Mais ne nous écartons pas du propos initial. Il est de notre devoir moral de lutter pour que les dernières formes de beauté disparaissent dans ce pays. L’esthétique est une norme odieuse à partir de laquelle, on entendait autrefois ordonner la société. Mais la défaite est proche pour le camp adverse. Il faut dire que nous avons déjà marqué beaucoup de points. Par exemple, aujourd’hui, les gens ont deux choix vestimentaires face à eux : Soit ils s’habillent à partir de baskets, de pantalons multi-poches et de sweat-shirt, autrement dit, ils manifestent un renoncement total au moindre amour propre, soit ils se sentent le besoin d’accorder de l’importance à leur apparence et suivent donc la mode, un merveilleux principe selon lequel le beau ne compte absolument plus mais l’objectif est d’avoir les vêtements que le maximum de personnes ont (ou auront, histoire de montrer à quel point on est visionnaire). On lui a donné, au passage, un caractère religieux pour pallier aux pulsions ésotériques de nos contemporains. Ainsi, des grand-messes de la mode se déroulent régulièrement, menées par des gourous insoupçonnables du moindre sens du beau comme ils tiennent à le rappeler par leurs tenues composées notamment de mitaines ou de lunettes de soleil difformes en toute occasion. Bref, en dépit des poches de résistance crées par quelques exaltés réunis autour des derniers tailleurs, nos contemporains semblent bien en voie de renoncer à la moindre velléité esthétique dans leur tenue vestimentaire, ce qui est formidable. Mais le combat ne se mène pas que sur ce front, l’une de nos victoires les plus significatives est en train de se réaliser dans le monde, tout simplement. Nous transformons les paysages. Là où il y avait nature abondante, maisons harmonieuses, simples routes et sobres boutiques, nous remplaçons tout cela par des immeubles apparentés à des blocs de béton, des chaines d’hypermarchés, des panneaux publicitaires et des routes goudronnées qui détruisent les paysages, ruinent l’existence des riverains et servent éventuellement à mettre un terme à l’existence de ceux qui ont eu la mauvaise idée de prendre la route au même moment qu’un conducteur imbibé d’alcool. Et comment le vendons-nous aux crétins moyens, encore peu enclins à accepter la fin du règne du beau ? En leur expliquant qu’ils gagneront du temps qui leur permettra de travailler plus, de gagner plus d’argent et de consommer davantage de choses laides, c’est merveilleux.
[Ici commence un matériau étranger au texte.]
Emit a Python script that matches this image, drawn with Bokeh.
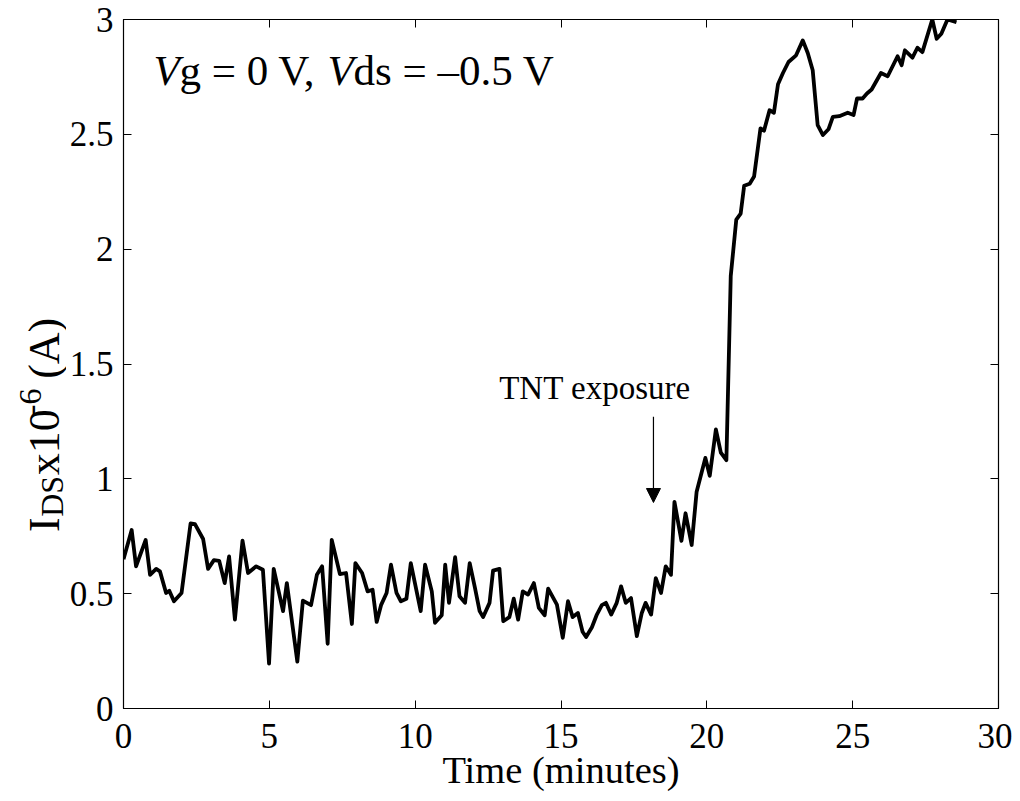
import numpy as np
from bokeh.plotting import figure
from bokeh.layouts import row
from bokeh.models import Range1d, FixedTicker, LinearAxis, Label, Arrow, NormalHead
from bokeh.embed import file_html
from bokeh.resources import INLINE

# ---------------- data ----------------
time_min = [0.00, 0.28, 0.43, 0.76, 0.91, 1.12, 1.25, 1.46, 1.57, 1.73,
            1.99, 2.30, 2.45, 2.73, 2.90, 3.10, 3.28, 3.47, 3.62, 3.82,
            4.08, 4.27, 4.55, 4.78, 4.99, 5.15, 5.47, 5.60, 5.96, 6.15,
            6.43, 6.63, 6.81, 7.00, 7.14, 7.42, 7.63, 7.83, 7.95, 8.18,
            8.37, 8.54, 8.68, 8.83, 9.02, 9.17, 9.36, 9.51, 9.70, 9.85,
            10.19, 10.34, 10.57, 10.68, 10.91, 11.03, 11.16, 11.37, 11.52, 11.71,
            11.87, 12.05, 12.21, 12.33, 12.55, 12.67, 12.89, 13.02, 13.23, 13.38,
            13.53, 13.69, 13.87, 14.07, 14.24, 14.44, 14.56, 14.86, 15.06, 15.24,
            15.40, 15.58, 15.74, 15.86, 16.06, 16.23, 16.40, 16.54, 16.72, 16.91,
            17.06, 17.22, 17.40, 17.60, 17.77, 17.90, 18.09, 18.25, 18.43, 18.59,
            18.77, 18.89, 19.13, 19.27, 19.48, 19.65, 19.95, 20.10, 20.31, 20.48,
            20.67, 20.82, 21.01, 21.16, 21.28, 21.47, 21.62, 21.84, 21.96, 22.15,
            22.30, 22.44, 22.61, 22.80, 23.06, 23.29, 23.46, 23.63, 23.80, 23.98,
            24.17, 24.32, 24.54, 24.83, 25.03, 25.15, 25.34, 25.49, 25.65, 25.97,
            26.20, 26.54, 26.68, 26.79, 27.05, 27.22, 27.39, 27.73, 27.88, 28.04,
            28.25, 28.56]

ids_uA = [0.650, 0.777, 0.619, 0.734, 0.582, 0.608, 0.597, 0.503, 0.513, 0.467,
          0.503, 0.806, 0.803, 0.738, 0.608, 0.646, 0.643, 0.546, 0.662, 0.387,
          0.731, 0.590, 0.619, 0.604, 0.195, 0.608, 0.424, 0.546, 0.204, 0.470,
          0.450, 0.582, 0.619, 0.282, 0.734, 0.585, 0.590, 0.368, 0.633, 0.590,
          0.510, 0.517, 0.377, 0.450, 0.503, 0.626, 0.503, 0.467, 0.478, 0.633,
          0.424, 0.626, 0.510, 0.373, 0.406, 0.626, 0.460, 0.659, 0.489, 0.460,
          0.633, 0.525, 0.424, 0.398, 0.460, 0.600, 0.608, 0.380, 0.398, 0.478,
          0.387, 0.510, 0.496, 0.546, 0.438, 0.406, 0.522, 0.452, 0.308, 0.467,
          0.398, 0.416, 0.334, 0.311, 0.354, 0.409, 0.450, 0.460, 0.409, 0.460,
          0.532, 0.460, 0.481, 0.315, 0.416, 0.460, 0.409, 0.568, 0.503, 0.619,
          0.582, 0.900, 0.730, 0.850, 0.712, 0.944, 1.091, 1.013, 1.215, 1.114,
          1.081, 1.883, 2.129, 2.155, 2.276, 2.285, 2.316, 2.526, 2.516, 2.605,
          2.594, 2.718, 2.767, 2.815, 2.844, 2.909, 2.854, 2.779, 2.540, 2.497,
          2.522, 2.576, 2.579, 2.594, 2.584, 2.656, 2.656, 2.678, 2.695, 2.767,
          2.753, 2.840, 2.801, 2.866, 2.834, 2.877, 2.858, 3.000, 2.916, 2.938,
          3.000, 2.988]

x_ticks = [0, 5, 10, 15, 20, 25, 30]
y_ticks = [0, 0.5, 1, 1.5, 2, 2.5, 3]
y_tick_labels = ["0", "0.5", "1", "1.5", "2", "2.5", "3"]

x_label = "Time (minutes)"
annotation_text = "TNT exposure"
exposure_time = 18.17
arrow_top, arrow_tip = 1.27, 0.897

# ---------------- layout ----------------
H = 793
LW = 66                     # strip holding the rotated y label
W = 1012 - LW               # main figure
ML, MR, MT = 120 - LW, 14, 19
frame_w = W - ML - MR       # 878
frame_h = 692
MB = H - MT - frame_h       # 82
XPX = frame_w / 30.0
YPX = frame_h / 3.0

serif = "Liberation Serif"

p = figure(width=W, height=H, x_range=Range1d(0, 30), y_range=Range1d(0, 3),
           output_backend="svg", toolbar_location=None,
           min_border_left=ML, min_border_right=MR, min_border_top=MT,
           min_border_bottom=MB)
p.background_fill_color = "white"
p.border_fill_color = "white"
p.outline_line_color = "black"
p.outline_line_width = 1.2
p.xgrid.grid_line_color = None
p.ygrid.grid_line_color = None

p.line(time_min, ids_uA, line_color="black", line_width=3.8, line_join="round")


def style_axis(ax, ticks, show_labels=True, standoff=10):
    ax.ticker = FixedTicker(ticks=ticks)
    ax.major_tick_in = 8
    ax.major_tick_out = 0
    ax.minor_tick_line_color = None
    ax.axis_line_color = "black"
    ax.major_tick_line_color = "black"
    ax.major_label_text_font = serif
    ax.major_label_text_color = "black"
    if show_labels:
        ax.major_label_text_font_size = "35px"
        ax.major_label_standoff = standoff
    else:
        ax.major_label_overrides = {t: "" for t in ticks}
        ax.major_label_text_font_size = "1px"
        ax.major_label_text_color = None
        ax.major_label_standoff = 0


style_axis(p.xaxis[0], x_ticks, True, 15)
style_axis(p.yaxis[0], y_ticks, True, 10)
p.yaxis[0].major_label_overrides = {t: s for t, s in zip(y_ticks, y_tick_labels)}

xa = p.xaxis[0]
xa.axis_label = x_label
xa.axis_label_text_font = serif
xa.axis_label_text_font_size = "38.5px"
xa.axis_label_text_font_style = "normal"
xa.axis_label_text_color = "black"
xa.axis_label_standoff = -2

top = LinearAxis()
style_axis(top, x_ticks, False)
p.add_layout(top, "above")
right = LinearAxis()
style_axis(right, y_ticks, False)
p.add_layout(right, "right")


def add_label(fig, text, x, y, size, style="normal", angle=0.0, align="left"):
    fig.add_layout(Label(x=x, y=y, text=text, text_font=serif,
                         text_font_size=f"{size}px", text_font_style=style,
                         angle=angle, text_align=align,
                         text_baseline="alphabetic", text_color="black"))


# condition annotation: Vg = 0 V, Vds = -0.5 V
ax0 = 30 / XPX
ay = 641 / YPX
fs = 43
off = 0.0
add_label(p, "V", ax0, ay, fs, style="italic")
off += 0.611 * fs
add_label(p, "g = 0 V,", ax0 + off / XPX, ay, fs)
off += 3.45 * fs
add_label(p, "V", ax0 + off / XPX, ay, fs, style="italic")
off += 0.611 * fs
add_label(p, "ds = \u20130.5 V", ax0 + off / XPX, ay, fs)

# TNT exposure annotation and arrow
add_label(p, annotation_text, 377 / XPX, 322 / YPX, 33)
p.add_layout(Arrow(end=NormalHead(size=14, fill_color="black", line_color="black"),
                   x_start=exposure_time, y_start=arrow_top,
                   x_end=exposure_time, y_end=arrow_tip,
                   line_color="black", line_width=1.2))

# ---------------- y label strip (pixel coordinates) ----------------
lf = figure(width=LW, height=H, x_range=Range1d(0, LW), y_range=Range1d(0, H),
            output_backend="svg", toolbar_location=None, min_border=0,
            x_axis_location=None, y_axis_location=None)
lf.outline_line_color = None
lf.xgrid.grid_line_color = None
lf.ygrid.grid_line_color = None
lf.background_fill_color = "white"
lf.border_fill_color = "white"

main, small = 44, 32
xb = 44.0
yb = H - 590.0
rot = np.pi / 2
off = 0.0
add_label(lf, "I", xb, yb + off, main, angle=rot)
off += 0.333 * main + 3
add_label(lf, "DS", xb + 7, yb + off, small, angle=rot)
off += (0.722 + 0.556) * small + 7
add_label(lf, "x10", xb, yb + off, main, angle=rot)
off += 1.5 * main + 3
add_label(lf, "-6", xb - 14, yb + off, small, angle=rot)
off += 0.833 * small + 0.3 * main + 2
add_label(lf, "(A)", xb, yb + off, main, angle=rot)

layout = row(lf, p, spacing=0)
open("out.html", "w").write(file_html(layout, INLINE))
On peut être convaincu que la norme, c’est désormais renoncer à tout attrait pour le beau comme en a témoigné le candidat à la primaire socialiste François Hollande. En effet, celui qui a voulu se présenter comme le candidat « normal » tient absolument à mettre en évidence son manque de goût notamment en répondant par la négative à un journaliste qui lui demandait s’il avait un roman préféré, en mettant en avant son goût pour le football ou encore en s’exprimant régulièrement dans une prose dont la richesse lexicale évoque immanquablement celle d’une annonce SNCF. Certains de nos contemporains cherchent bien à faire de la résistance, mais il est aisé de les marginaliser. Il suffit pour cela d’assimiler leur attirance pour le beau à un fascisme du goût, à une atteinte au proverbe érigé en règle morale « Les goûts et les couleurs, ça ne se discute pas. » ou à une insulte à la diversité culturelle et à la tolérance. L’emploi du langage soutenu a autant d’avenir que celui d’un ouvrier français dans une multinationale.
La télévision a depuis longtemps fossilisé le théâtre ou la lecture, le bruit assourdissant des productions « musicales » modernes a fait taire Mozart, Beethoven et les autres, qui ne peuvent guère plus aspirer à une autre gloire que celle que leur procurent les films de Coppola ou de Kubrick et la vulgarité et le franc-parler ont étouffé le raffinement et la politesse au nom la de franchise et de l’honnêteté. Bref, en dépit de toutes les résistances que nous combattons et combattrons avec acharnement, l’espoir grandit que s’imposera demain l’empire du laid.